Without including any images, repeat the data exactly.

━━━

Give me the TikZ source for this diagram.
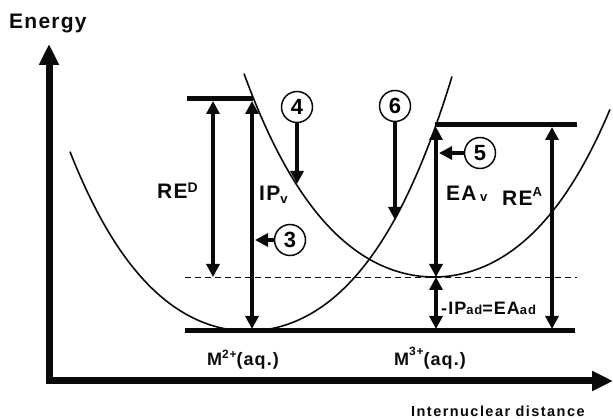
\documentclass[tikz,border=0pt]{standalone}
\usepackage{fontspec}
\setmainfont{Liberation Sans}[LetterSpace=6]
\usetikzlibrary{arrows.meta,positioning}
\definecolor{tinta}{RGB}{10,10,10}
\tikzset{
  eje/.style={line width=7pt, tinta, line cap=rect, -{Triangle[length=21pt,width=19pt]}},
  nivel/.style={line width=5pt, tinta},
  pozo/.style={line width=1.6pt, tinta},
  refl/.style={line width=0.9pt, tinta, dash pattern=on 6pt off 4pt},
  tr/.style={line width=4.5pt, tinta, {Triangle[length=13pt,width=13pt]}-{Triangle[length=13pt,width=13pt]}},
  fl/.style={line width=4.5pt, tinta, -{Triangle[length=13pt,width=13pt]}},
  num/.style={circle, draw=tinta, line width=1.5pt, minimum size=31pt, inner sep=0pt, font=\bfseries\fontsize{22}{22}\selectfont},
  et/.style={font=\bfseries\fontsize{21}{21}\selectfont, text=tinta, inner sep=0pt, anchor=base west},
  ets/.style={font=\bfseries\fontsize{18}{18}\selectfont, text=tinta, inner sep=0pt, anchor=base west},
  declare function={hl(\u)=42*\u*\u+4.6*\u*\u*\u*\u; hr(\u)=40.7*\u*\u+4.33*\u*\u*\u*\u;},
}

\begin{document}
\begin{tikzpicture}[x=1pt,y=-1pt]
  \useasboundingbox (0,0) rectangle (613,419);
  % axes
  \coordinate (O) at (49,381);
  \coordinate (ytop) at (49,44);
  \coordinate (xend) at (613,381);
  \draw[eje] (O) -- (ytop);
  \draw[eje] (O) -- (xend);
  \node[et] (energia) at (9,29) {Energy};
  \node[font=\bfseries\fontsize{14.5}{15}\selectfont\addfontfeatures{LetterSpace=10}, text=tinta, inner sep=0pt, anchor=base west] (dist) at (411,416) {Internuclear distance};
  % potential wells
  \draw[pozo] plot[domain=70:452, samples=90, smooth] (\x, {331-hl((\x-248)/100)});
  \draw[pozo] plot[domain=244:610, samples=90, smooth] (\x, {277-hr((\x-434)/100)});
  % levels
  \draw[refl] (185,277) -- (577,277);
  \draw[nivel] (185,331) -- (575,331);
  \draw[nivel] (187,99) -- (253,99);
  \draw[nivel] (435,125) -- (577,125);
  % vertical transitions
  \coordinate (dA) at (213,101); \coordinate (dB) at (213,277);
  \coordinate (iA) at (252,101); \coordinate (iB) at (252,329);
  \coordinate (eA) at (436,127); \coordinate (eB) at (436,277); \coordinate (eC) at (436,329);
  \coordinate (aA) at (552,127); \coordinate (aB) at (552,329);
  \draw[tr, line width=3.8pt] (dA) -- (dB);
  \draw[tr] (iA) -- (iB);
  \draw[tr] (eA) -- (eB);
  \draw[tr] (eB) -- (eC);
  \draw[tr] (aA) -- (aB);
  % numbered steps
  \node[num] (c4) at (297,107) {4}; \coordinate (t4) at (297,184);
  \node[num] (c6) at (395,106) {6}; \coordinate (t6) at (395,220);
  \node[num] (c5) at (480,153) {5}; \coordinate (t5) at (439,153);
  \node[num] (c3) at (290,240) {3}; \coordinate (t3) at (255,240);
  \draw[fl] (c4) -- (t4); \draw[fl] (c6) -- (t6);
  \draw[fl] (c5) -- (t5); \draw[fl] (c3) -- (t3);
  % labels
  \node[et] (reD) at (157,199) {RE\raisebox{6pt}{\fontsize{14}{14}\selectfont D}};
  \node[et] (ipv) at (259,201) {IP\raisebox{-3pt}{\fontsize{13}{13}\selectfont v}};
  \node[et] (eav) at (446,201) {EA\,\raisebox{-1pt}{\fontsize{13}{13}\selectfont v}};
  \node[et] (reA) at (502,206) {RE\raisebox{9pt}{\fontsize{13}{13}\selectfont A}};
  \node[ets] (ipad) at (441,315) {-IP{\fontsize{13}{13}\selectfont ad}=EA{\fontsize{13}{13}\selectfont ad}};
  \node[ets] (m2) at (207,366) {M\raisebox{7pt}{\fontsize{12}{12}\selectfont 2+}(aq.)};
  \node[ets] (m3) at (394,366) {M\raisebox{10pt}{\fontsize{12}{12}\selectfont 3+}(aq.)};
\end{tikzpicture}
\end{document}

━━━

» **Solution below**:
Give me the TikZ source for this diagram.
\documentclass[tikz,border=0pt]{standalone}
\usepackage{fontspec}
\setmainfont{Liberation Sans}[LetterSpace=6]
\usetikzlibrary{arrows.meta,positioning}
\definecolor{tinta}{RGB}{10,10,10}
\tikzset{
  eje/.style={line width=7pt, tinta, line cap=rect, -{Triangle[length=21pt,width=19pt]}},
  nivel/.style={line width=5pt, tinta},
  pozo/.style={line width=1.6pt, tinta},
  refl/.style={line width=0.9pt, tinta, dash pattern=on 6pt off 4pt},
  tr/.style={line width=4.5pt, tinta, {Triangle[length=13pt,width=13pt]}-{Triangle[length=13pt,width=13pt]}},
  fl/.style={line width=4.5pt, tinta, -{Triangle[length=13pt,width=13pt]}},
  num/.style={circle, draw=tinta, line width=1.5pt, minimum size=31pt, inner sep=0pt, font=\bfseries\fontsize{22}{22}\selectfont},
  et/.style={font=\bfseries\fontsize{21}{21}\selectfont, text=tinta, inner sep=0pt, anchor=base west},
  ets/.style={font=\bfseries\fontsize{18}{18}\selectfont, text=tinta, inner sep=0pt, anchor=base west},
  declare function={hl(\u)=42*\u*\u+4.6*\u*\u*\u*\u; hr(\u)=40.7*\u*\u+4.33*\u*\u*\u*\u;},
}

\begin{document}
\begin{tikzpicture}[x=1pt,y=-1pt]
  \useasboundingbox (0,0) rectangle (613,419);
  % axes
  \coordinate (O) at (49,381);
  \coordinate (ytop) at (49,44);
  \coordinate (xend) at (613,381);
  \draw[eje] (O) -- (ytop);
  \draw[eje] (O) -- (xend);
  \node[et] (energia) at (9,29) {Energy};
  \node[font=\bfseries\fontsize{14.5}{15}\selectfont\addfontfeatures{LetterSpace=10}, text=tinta, inner sep=0pt, anchor=base west] (dist) at (411,416) {Internuclear distance};
  % potential wells
  \draw[pozo] plot[domain=70:452, samples=90, smooth] (\x, {331-hl((\x-248)/100)});
  \draw[pozo] plot[domain=244:610, samples=90, smooth] (\x, {277-hr((\x-434)/100)});
  % levels
  \draw[refl] (185,277) -- (577,277);
  \draw[nivel] (185,331) -- (575,331);
  \draw[nivel] (187,99) -- (253,99);
  \draw[nivel] (435,125) -- (577,125);
  % vertical transitions
  \coordinate (dA) at (213,101); \coordinate (dB) at (213,277);
  \coordinate (iA) at (252,101); \coordinate (iB) at (252,329);
  \coordinate (eA) at (436,127); \coordinate (eB) at (436,277); \coordinate (eC) at (436,329);
  \coordinate (aA) at (552,127); \coordinate (aB) at (552,329);
  \draw[tr, line width=3.8pt] (dA) -- (dB);
  \draw[tr] (iA) -- (iB);
  \draw[tr] (eA) -- (eB);
  \draw[tr] (eB) -- (eC);
  \draw[tr] (aA) -- (aB);
  % numbered steps
  \node[num] (c4) at (297,107) {4}; \coordinate (t4) at (297,184);
  \node[num] (c6) at (395,106) {6}; \coordinate (t6) at (395,220);
  \node[num] (c5) at (480,153) {5}; \coordinate (t5) at (439,153);
  \node[num] (c3) at (290,240) {3}; \coordinate (t3) at (255,240);
  \draw[fl] (c4) -- (t4); \draw[fl] (c6) -- (t6);
  \draw[fl] (c5) -- (t5); \draw[fl] (c3) -- (t3);
  % labels
  \node[et] (reD) at (157,199) {RE\raisebox{6pt}{\fontsize{14}{14}\selectfont D}};
  \node[et] (ipv) at (259,201) {IP\raisebox{-3pt}{\fontsize{13}{13}\selectfont v}};
  \node[et] (eav) at (446,201) {EA\,\raisebox{-1pt}{\fontsize{13}{13}\selectfont v}};
  \node[et] (reA) at (502,206) {RE\raisebox{9pt}{\fontsize{13}{13}\selectfont A}};
  \node[ets] (ipad) at (441,315) {-IP{\fontsize{13}{13}\selectfont ad}=EA{\fontsize{13}{13}\selectfont ad}};
  \node[ets] (m2) at (207,366) {M\raisebox{7pt}{\fontsize{12}{12}\selectfont 2+}(aq.)};
  \node[ets] (m3) at (394,366) {M\raisebox{10pt}{\fontsize{12}{12}\selectfont 3+}(aq.)};
\end{tikzpicture}
\end{document}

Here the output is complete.